When hurricanes, tornados, floods and other major natural disasters strike, people look to the federal government for financial relief. But not every disaster qualifies for funding.

High winds and severe storms can down trees, start fires, and bring flooding in certain areas. Even though the damages to your home may be severe and costly to repair, you still may not qualify for federal relief. A natural disaster emergency fund can help you be financially prepared.

Insurance doesn't cover everything

Your homeowners insurance deductible is your out-of-pocket cost before your insurance kicks in. Here are some important factors to consider about homeowners insurance deductibles:

  • Homeowners insurance deductibles can be either a dollar amount, a percentage of the coverage for your home, or a combination of both.
  • Standard homeowners policies don't cover earthquakes or floods. You'll need to look into separate policies to cover those events. In areas more prone to these types of disasters, the deductibles and premiums may be higher than your normal homeowners insurance costs.
  • Unlike your annual health insurance deductible, homeowners insurance deductibles apply to each and every claim you make during a year.
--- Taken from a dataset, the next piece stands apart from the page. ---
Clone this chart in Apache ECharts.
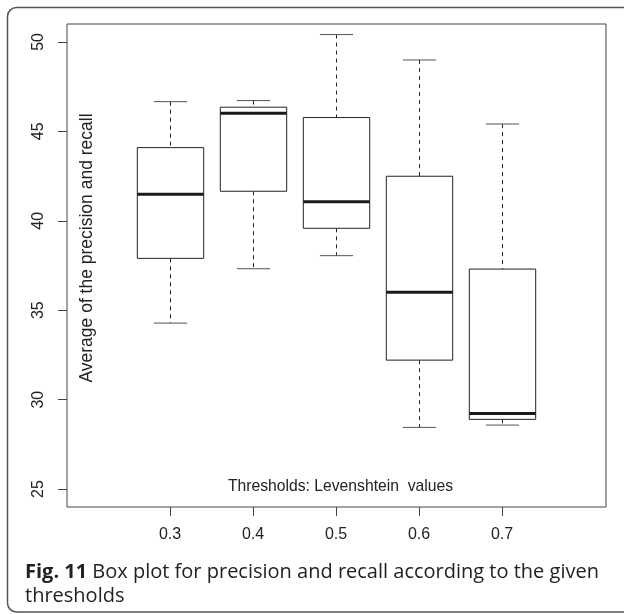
<!DOCTYPE html>
<html>
<head>
<meta charset="utf-8">
<script src="https://cdn.jsdelivr.net/npm/echarts@6/dist/echarts.min.js"></script>
<style>
  html, body { margin: 0; padding: 0; background: #fff; }
  #chart { width: 624px; height: 614px; }
</style>
</head>
<body>
<div id="chart"></div>
<script>
// thresholds on the x axis (Levenshtein values)
const thresholds = [0.3, 0.4, 0.5, 0.6, 0.7]
// box plot statistics
const lowerWhisker = [34.28, 37.32, 38.05, 28.45, 28.58]
const q1 = [37.90, 41.65, 39.58, 32.21, 28.90]
const median = [41.48, 46.01, 41.07, 36.00, 29.23]
const q3 = [44.09, 46.35, 45.77, 42.49, 37.30]
const upperWhisker = [46.66, 46.72, 50.41, 48.99, 45.41]
const yTicks = [25, 30, 35, 40, 45, 50]

const boxData = thresholds.map((t, i) => [t, lowerWhisker[i], q1[i], median[i], q3[i], upperWhisker[i]])

const chart = echarts.init(document.getElementById('chart'))

// R style box: dashed whiskers, staples, box, thick median
function renderBox(params, api) {
  const x = api.value(0)
  const half = api.size([0.1, 0])[0] * 0.4
  const pLow = api.coord([x, api.value(1)])
  const pQ1 = api.coord([x, api.value(2)])
  const pMed = api.coord([x, api.value(3)])
  const pQ3 = api.coord([x, api.value(4)])
  const pHigh = api.coord([x, api.value(5)])
  const cx = Math.round(pMed[0]) + 0.5
  const dark = '#222'
  const staple = '#555'
  return {
    type: 'group',
    children: [
      {
        type: 'line',
        shape: { x1: cx, y1: pHigh[1], x2: cx, y2: pQ3[1] },
        style: { stroke: dark, lineWidth: 1, lineDash: [4, 4] }
      },
      {
        type: 'line',
        shape: { x1: cx, y1: pQ1[1], x2: cx, y2: pLow[1] },
        style: { stroke: dark, lineWidth: 1, lineDash: [4, 4] }
      },
      {
        type: 'line',
        shape: { x1: cx - half / 2, y1: pHigh[1], x2: cx + half / 2, y2: pHigh[1] },
        style: { stroke: staple, lineWidth: 1 }
      },
      {
        type: 'line',
        shape: { x1: cx - half / 2, y1: pLow[1], x2: cx + half / 2, y2: pLow[1] },
        style: { stroke: staple, lineWidth: 1 }
      },
      {
        type: 'rect',
        shape: { x: cx - half, y: pQ3[1], width: half * 2, height: pQ1[1] - pQ3[1] },
        style: { fill: '#fff', stroke: dark, lineWidth: 1 }
      },
      {
        type: 'line',
        shape: { x1: cx - half, y1: pMed[1], x2: cx + half, y2: pMed[1] },
        style: { stroke: '#1a1a1a', lineWidth: 3 }
      }
    ]
  }
}

const option = {
  backgroundColor: '#fff',
  animation: false,
  textStyle: { fontFamily: 'Liberation Sans' },
  title: {
    left: 20,
    top: 555,
    text: '{b|Fig. 11} Box plot for precision and recall according to the given\nthresholds',
    textStyle: {
      fontFamily: 'Open Sans',
      fontSize: 20,
      fontWeight: 'normal',
      color: '#222',
      lineHeight: 24,
      rich: {
        b: { fontFamily: 'Open Sans', fontSize: 20, fontWeight: 'bold', color: '#222', lineHeight: 24 }
      }
    }
  },
  graphic: [
    {
      type: 'rect',
      shape: { x: 7.5, y: 7.5, width: 640, height: 604.5, r: 9 },
      style: { fill: 'none', stroke: '#555', lineWidth: 1.5 },
      silent: true
    }
  ],
  grid: {
    left: 67,
    top: 24,
    width: 539,
    height: 483,
    show: true,
    borderColor: '#444',
    borderWidth: 1,
    outerBoundsMode: 'none'
  },
  xAxis: {
    type: 'value',
    min: 0.1759,
    max: 0.8253,
    name: 'Thresholds: Levenshtein  values',
    nameLocation: 'middle',
    nameGap: -28,
    nameTextStyle: { fontFamily: 'Liberation Sans', fontSize: 15.7, color: '#222', padding: [0, 0, 0, 8] },
    axisLine: { show: false },
    splitLine: { show: false },
    axisTick: { show: true, length: 9, lineStyle: { color: '#444' }, customValues: thresholds },
    axisLabel: {
      customValues: thresholds,
      margin: 20,
      fontFamily: 'Liberation Sans',
      fontSize: 16,
      color: '#222',
      formatter: v => v.toFixed(1)
    }
  },
  yAxis: {
    type: 'value',
    min: 24,
    max: 51,
    name: 'Average of the precision and recall',
    nameLocation: 'middle',
    nameGap: -29,
    nameTextStyle: { fontFamily: 'Liberation Sans', fontSize: 17.5, color: '#222', padding: [0, 0, 0, 35] },
    axisLine: { show: false },
    splitLine: { show: false },
    axisTick: { show: true, length: 9, lineStyle: { color: '#444' }, customValues: yTicks },
    axisLabel: {
      customValues: yTicks,
      rotate: 90,
      margin: 20,
      fontFamily: 'Liberation Sans',
      fontSize: 16,
      color: '#222'
    }
  },
  series: [
    {
      type: 'custom',
      renderItem: renderBox,
      encode: { x: 0, y: [1, 2, 3, 4, 5] },
      data: boxData
    }
  ]
}

chart.setOption(option)
</script>
</body>
</html>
So, if you live in an area prone to high winds, hurricanes or tornadoes, you could end up reaching into your own pocket multiple times throughout the year to pay the deductible.
  • You may need to pay some expenses up-front or out-of-pocket before you receive your insurance payment.

Three important questions

Ask yourself the following questions when setting up your emergency savings account and deciding how much you need to save:

  1. Do I have easy access to enough cash to cover several days of expenses for lodging, food and transportation?
  2. Have I created a home inventory so I have a realistic picture of what it would cost to replace my belongings?
  3. Do I have enough set aside to pay for what insurance might not cover?

Building up your natural disaster emergency fund with a high-yield savings or money market account at an online-only bank can help your dollars grow faster. Online-only banks typically offer interest rates higher than the national average with daily compounding and few, if any, fees.

Being financially prepared for a disaster is essential so start saving now. Hurricanes, tornados, earthquakes and severe storms are inevitable. Make sure you have a disaster-focused emergency plan that includes an emergency fund.

Additional tips

In addition to creating your emergency savings fund, organize your financial and personal documents and keep them in a safe place such as a disaster-proof box that you can get to easily. Make a backup of the information and store it in a password-protected online location or with a trusted friend or relative.

If you rent, obtain renter's insurance. It offers coverage for your personal belongings, liability, and additional living expenses. The cost of repairing the building in which you live is the responsibility of the landlord.